═══ Entries supplied ═══
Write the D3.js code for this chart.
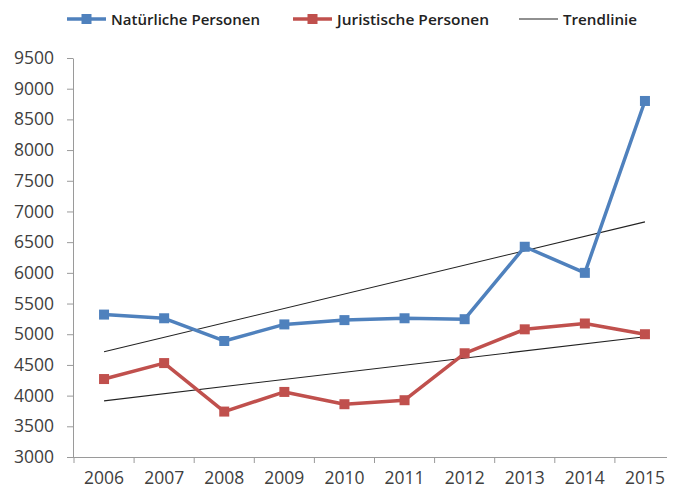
<!DOCTYPE html>
<html><head><meta charset="utf-8">
<script src="https://cdn.jsdelivr.net/npm/d3@7"></script>
<style>body{margin:0;background:#fff}svg{display:block}</style>
</head><body>
<script>
const years = ["2006","2007","2008","2009","2010","2011","2012","2013","2014","2015"];
const natuerlich = [5320,5260,4890,5160,5230,5260,5245,6425,6000,8800];
const juristisch = [4270,4530,3740,4060,3860,3925,4690,5080,5175,5000];
const trendNat = [{year:"2006", v:4715},{year:"2015", v:6830}];
const trendJur = [{year:"2006", v:3915},{year:"2015", v:4960}];
const yTicks = [3000,3500,4000,4500,5000,5500,6000,6500,7000,7500,8000,8500,9000,9500];

const W=676,H=492;
const svg=d3.select("body").append("svg").attr("width",W).attr("height",H);
const x=d3.scaleBand().domain(years).range([74,675]);
const y=d3.scaleLinear().domain([3000,9500]).range([457,58]);
const cx=d=>x(d)+x.bandwidth()/2;
const font="'Open Sans', 'DejaVu Sans', sans-serif";
const axisCol="#9a9a9a";

// y axis
const ya=svg.append("g").attr("transform","translate(73,0)")
  .call(d3.axisLeft(y).tickValues(yTicks).tickFormat(d3.format("d")).tickSize(6).tickSizeOuter(0).tickPadding(13));
ya.select(".domain").attr("stroke",axisCol);
ya.selectAll(".tick line").attr("stroke",axisCol);
ya.selectAll("text").attr("font-family",font).attr("font-size",17.5).attr("fill","#404040");

// x axis
const xa=svg.append("g").attr("transform","translate(0,457)")
  .call(d3.axisBottom(x).tickSize(0).tickPadding(15));
xa.select(".domain").remove();
svg.append("line").attr("x1",73).attr("x2",667).attr("y1",457.5).attr("y2",457.5).attr("stroke",axisCol);
svg.selectAll(".xt").data(years.slice(0)).enter().append("line")
  .attr("x1",d=>x(d)).attr("x2",d=>x(d)).attr("y1",457).attr("y2",463).attr("stroke",axisCol);
xa.selectAll("text").attr("font-family",font).attr("font-size",17.5).attr("fill","#404040");

// trend lines
const tl=d3.line().x(d=>cx(d.year)).y(d=>y(d.v));
[trendNat,trendJur].forEach(t=>svg.append("path").attr("d",tl(t)).attr("fill","none").attr("stroke","#222").attr("stroke-width",1.1));

// series
const series=[{vals:natuerlich,col:"#4F81BD"},{vals:juristisch,col:"#C0504D"}];
const line=d3.line().x((d,i)=>cx(years[i])).y(d=>y(d));
series.forEach(s=>{
  svg.append("path").attr("d",line(s.vals)).attr("fill","none").attr("stroke",s.col).attr("stroke-width",3.5).attr("stroke-linejoin","round");
  svg.selectAll(null).data(s.vals).enter().append("rect")
    .attr("x",(d,i)=>cx(years[i])-5).attr("y",d=>y(d)-5).attr("width",10).attr("height",10).attr("fill",s.col);
});

// legend
const leg=[{t:"Natürliche Personen",col:"#4F81BD",m:true,x:67,tw:149},
           {t:"Juristische Personen",col:"#C0504D",m:true,x:293,tw:152},
           {t:"Trendlinie",col:"#222",m:false,x:519,tw:74}];
leg.forEach(l=>{
  const g=svg.append("g");
  g.append("line").attr("x1",l.x).attr("x2",l.x+39).attr("y1",19).attr("y2",19).attr("stroke",l.col).attr("stroke-width",l.m?3.5:1.1);
  if(l.m) g.append("rect").attr("x",l.x+14.5).attr("y",14).attr("width",10).attr("height",10).attr("fill",l.col);
  g.append("text").attr("x",l.x+44).attr("y",24.5).text(l.t).attr("font-family",font).attr("font-size",15)
    .attr("font-weight",600).attr("fill","#222").attr("textLength",l.tw).attr("lengthAdjust","spacingAndGlyphs");
});
</script>
</body></html>
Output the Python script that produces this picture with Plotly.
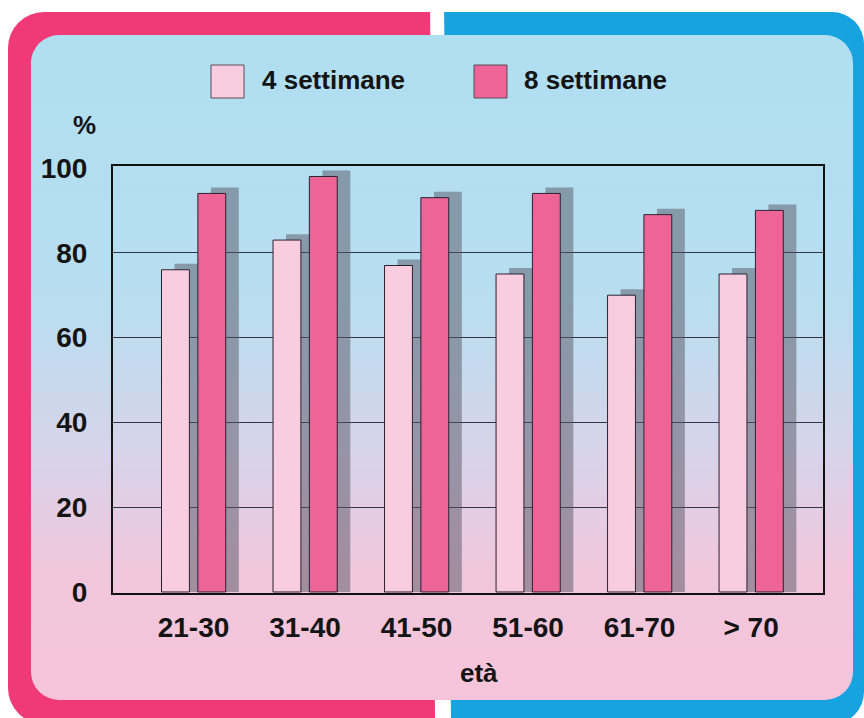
import base64
import plotly.graph_objects as go

# ---- data -------------------------------------------------------------
age_groups = ["21-30", "31-40", "41-50", "51-60", "61-70", "> 70"]
weeks4 = [76, 83, 77, 75, 70, 75]
weeks8 = [94, 98, 93, 94, 89, 90]
series_names = ["4 settimane", "8 settimane"]
y_ticks = [0, 20, 40, 60, 80, 100]
grid_ticks = [20, 40, 60, 80]

# ---- styling ----------------------------------------------------------
color4 = "#f9cde0"
color8 = "#ee6497"
shadow_color = "rgba(85,85,100,0.5)"
edge_color = "#2b2230"
text_color = "#141414"
FONT = "Liberation Sans"

W, H = 864, 718
ML, MR, MT, MB = 113, 41, 166, 125
PW, PH = W - ML - MR, H - MT - MB

bar_w = 0.25
off4, off8 = -0.287, 0.039
shadow_dx, shadow_dy = 0.117, 1.4


def px(x):
    return (x - ML) / PW


def py(y):
    return (H - MB - y) / PH


# rounded two-colour frame with a blue-to-pink panel, drawn as a backdrop
svg = f"""<svg xmlns="http://www.w3.org/2000/svg" width="{W}" height="{H}" viewBox="0 0 {W} {H}">
<defs>
<linearGradient id="g" x1="0" y1="0" x2="0" y2="1">
<stop offset="0" stop-color="#afdff1"/>
<stop offset="0.4" stop-color="#b8def0"/>
<stop offset="0.62" stop-color="#d6d4ea"/>
<stop offset="0.8" stop-color="#f0c7dd"/>
<stop offset="1" stop-color="#f6c4da"/>
</linearGradient>
<clipPath id="l"><polygon points="0,0 430,0 435,{H} 0,{H}"/></clipPath>
<clipPath id="r"><polygon points="444,0 {W},0 {W},{H} 451,{H}"/></clipPath>
</defs>
<rect width="{W}" height="{H}" fill="#ffffff"/>
<rect x="8" y="12" width="858" height="712" rx="36" fill="#ef3a77" clip-path="url(#l)"/>
<rect x="8" y="12" width="856" height="712" rx="32" fill="#17a3df" clip-path="url(#r)"/>
<rect x="31" y="35" width="822" height="665" rx="28" fill="url(#g)"/>
</svg>"""
svg_uri = "data:image/svg+xml;base64," + base64.b64encode(svg.encode()).decode()

fig = go.Figure()

# drop shadows behind the bars
for vals, off in ((weeks4, off4), (weeks8, off8)):
    fig.add_trace(go.Bar(
        x=age_groups, y=[v + shadow_dy for v in vals],
        width=bar_w, offset=off + shadow_dx,
        marker=dict(color=shadow_color, line=dict(width=0)),
        hoverinfo="skip", showlegend=False,
    ))

for vals, off, col, name in ((weeks4, off4, color4, series_names[0]),
                             (weeks8, off8, color8, series_names[1])):
    fig.add_trace(go.Bar(
        x=age_groups, y=vals, name=name,
        width=bar_w, offset=off,
        marker=dict(color=col, line=dict(color=edge_color, width=1)),
        showlegend=False,
    ))

# horizontal rules at the inner ticks (overlay axis, no labels)
fig.add_trace(go.Scatter(x=[age_groups[0]], y=[0], yaxis="y2",
                         mode="markers", marker=dict(opacity=0),
                         hoverinfo="skip", showlegend=False))

tick_font = dict(family=FONT, size=28, color=text_color, weight="bold")

fig.update_layout(
    width=W, height=H,
    margin=dict(l=ML, r=MR, t=MT, b=MB),
    paper_bgcolor="#ffffff",
    plot_bgcolor="rgba(0,0,0,0)",
    barmode="overlay",
    xaxis=dict(
        type="category", range=[-0.722, 5.645],
        showline=True, mirror=True, linecolor="#111111", linewidth=2,
        showgrid=False, ticks="", tickfont=tick_font, ticklabelstandoff=8,
        fixedrange=True,
    ),
    yaxis=dict(
        range=[-0.24, 100.47], tickvals=y_ticks,
        showline=True, mirror=True, linecolor="#111111", linewidth=2,
        showgrid=False, zeroline=False, ticks="",
        tickfont=tick_font, ticklabelstandoff=18,
    ),
    yaxis2=dict(
        overlaying="y", range=[-0.24, 100.47], tickvals=grid_ticks,
        showgrid=True, gridcolor="#343446", gridwidth=1,
        showticklabels=False, zeroline=False, showline=False,
    ),
    images=[dict(
        source=svg_uri, xref="paper", yref="paper",
        x=px(0), y=py(0), sizex=W / PW, sizey=H / PH,
        xanchor="left", yanchor="top", sizing="stretch", layer="below",
    )],
)

# legend swatches and labels
label_font = dict(family=FONT, size=26, color=text_color, weight="bold")
for (x0, x1), col, name, tx in (((211, 244), color4, series_names[0], 260),
                                ((474, 507), color8, series_names[1], 522)):
    fig.add_shape(type="rect", xref="paper", yref="paper",
                  x0=px(x0), x1=px(x1), y0=py(98), y1=py(65),
                  fillcolor=col, line=dict(color="#5a4a55", width=1))
    fig.add_annotation(text=name, xref="paper", yref="paper",
                       x=px(tx), y=py(80), xanchor="left", yanchor="middle",
                       showarrow=False, font=label_font)

fig.add_annotation(text="%", xref="paper", yref="paper",
                   x=px(84), y=py(125), xanchor="center", yanchor="middle",
                   showarrow=False, font=label_font)
fig.add_annotation(text="età", xref="paper", yref="paper",
                   x=px(479), y=py(673), xanchor="center", yanchor="middle",
                   showarrow=False, font=label_font)

fig.write_html("out.html")
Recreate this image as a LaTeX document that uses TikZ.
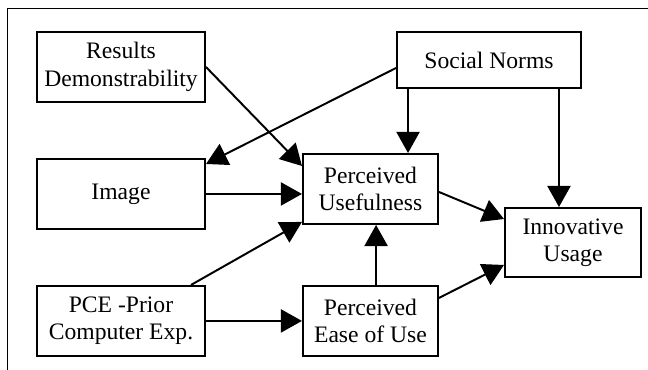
═══
### What is asked
In the listing above, find the lines holding the word "script" and copy them.

### Complete response
<script src="https://cdn.jsdelivr.net/npm/d3@7"></script>
<script>
</script>
Output the Python script that produces this picture with Plotly.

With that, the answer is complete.